Las redes clientelares, cosechadas en una larga trayectoria de dictaduras o bipartidismos cómplices, mantuvo la noción del fin de la historia que se popularizó tanto en aquel entonces. Entrado el siglo XXI, el FSLN seguía compitiendo en elecciones, el FMLN seguía acusando a Arena de gestar una serie de fraudes mediante los cuales se mantenían en el poder. En Honduras y Guatemala continuaba la represión contra movimientos indígenas y sindicatos, y en Costa Rica -cuya oligarquía es talvez la más racional- el PLN y el PUSC se turnaban la presidencia para concretar sus negocios conjuntos, deteriorando cada año el Estado de bienestar que habían cultivado con tanto esmero los beneméritos de la patria.
El regreso del FSLN al gobierno de Nicaragua en 2006 y el triunfo del FMLN en El Salvador, tres años después, movieron pasiones en toda la región. Por primera vez desde los acuerdos de paz que silenciaron el conflicto social centroamericano, surgían triunfantes partidos de izquierda que fueron sujetos a un constante desprestigio sistemático por parte de los gobiernos de turno.
Sin embargo, el auge de dos fuerzas contrahegemónicas parecía desvanecerse en la soledad de una región en donde dominaban gobiernos neoliberales. El golpe de Estado en Honduras contra Manuel Zelaya recordaría a todos los movimientos sociales y de izquierda la vigencia de las oligarquías gobernantes y la estructura represiva.
La impunidad del golpe, con la complicidad de Óscar Arias -personaje que volvería a jugar un papel central en silenciar la realidad centroamericana-, demostraría una vez más que las oligarquías centroamericanas estaban igual de unidas que en los ochenta, a pesar de perder control de Nicaragua y El Salvador. En este contexto llegamos hoy a las elecciones de febrero de 2014.
Lo novedoso de estas elecciones que se avecinan es que el panorama electoral parece profundizarse, al igual que ha ocurrido en América del Sur, en su tendencia hacia un paradigma antineoliberal. Xiomara Castro, la esposa del derrocado Manuel Zelaya, se posiciona en segundo lugar en las encuestas, toda vez que sicarios y escuadrones de la muerte asesinan a miembros del partido Libre, surgido como resistencia al golpe de Estado.

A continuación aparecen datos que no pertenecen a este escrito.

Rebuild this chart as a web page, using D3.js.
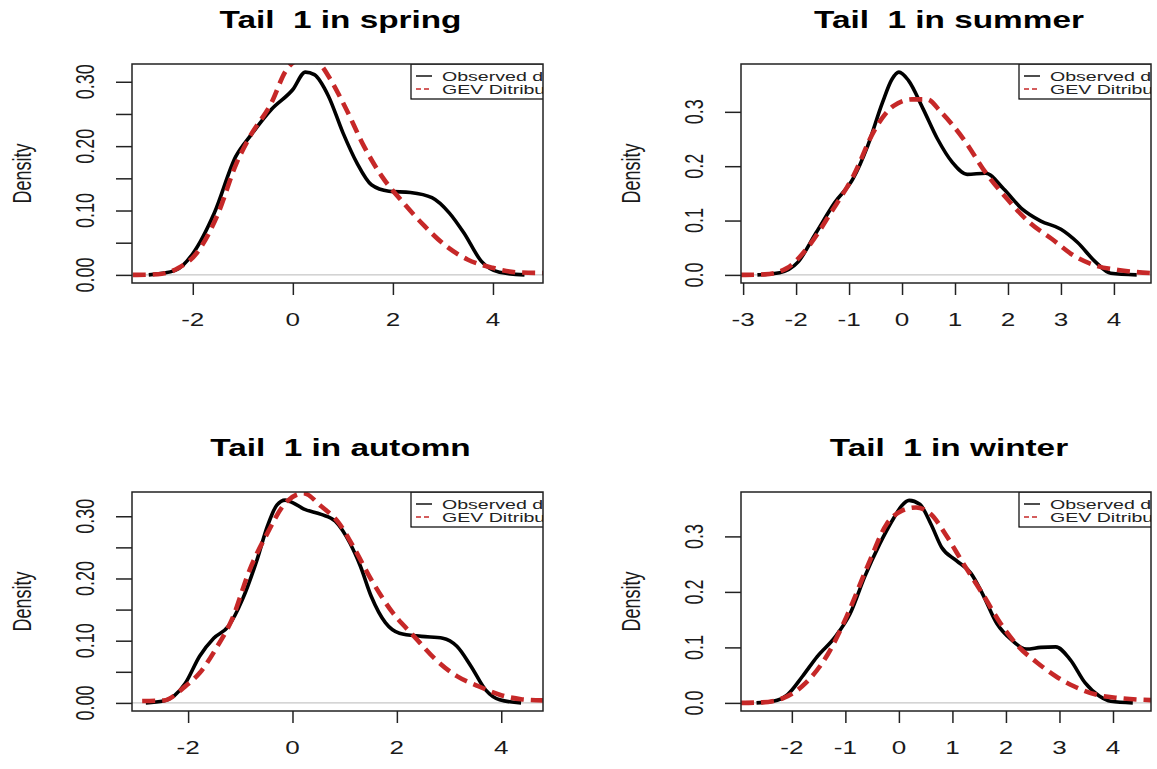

En Costa Rica, un país que ha quedado exento de los movimientos guerrilleros y los conflictos armados característicos del istmo, hoy se impone con una fuerza sorpresiva el Frente Amplio, único partido abiertamente de izquierda, que cuenta con representación en el congreso. Su candidato José María Villalta, un joven abogado de 36 años, es el primer postulante de izquierda que se posiciona en segundo lugar, en un país marcado por un profundo sentimiento anticomunista.
El auge de Villalta definitivamente representa un avance histórico sin precedentes: en las condiciones actuales, el Frente Amplio estaría a las puertas de una segunda vuelta contra el Partido Liberación Nacional, que se mantiene en el poder desde 2006 y que ha gobernado a través de la historia del país -desde 1949- en contubernio implícito con el Partido Unidad Social Cristiana.
Al igual que hace una década se desarrolló en América del Sur una tendencia marcada de gobiernos antineoliberales, hoy en Centroamérica se observa el mismo patrón. Con este panorama electoral y las condiciones de vida de la población centroamericana cada vez más golpeadas por el avance de las reformas neoliberales, se puede esperar un cambio en estas elecciones.
Sea en febrero o en las próximas, la región centroamericana ha cambiado y va a seguir cambiando para siempre, al igual que toda nuestra América.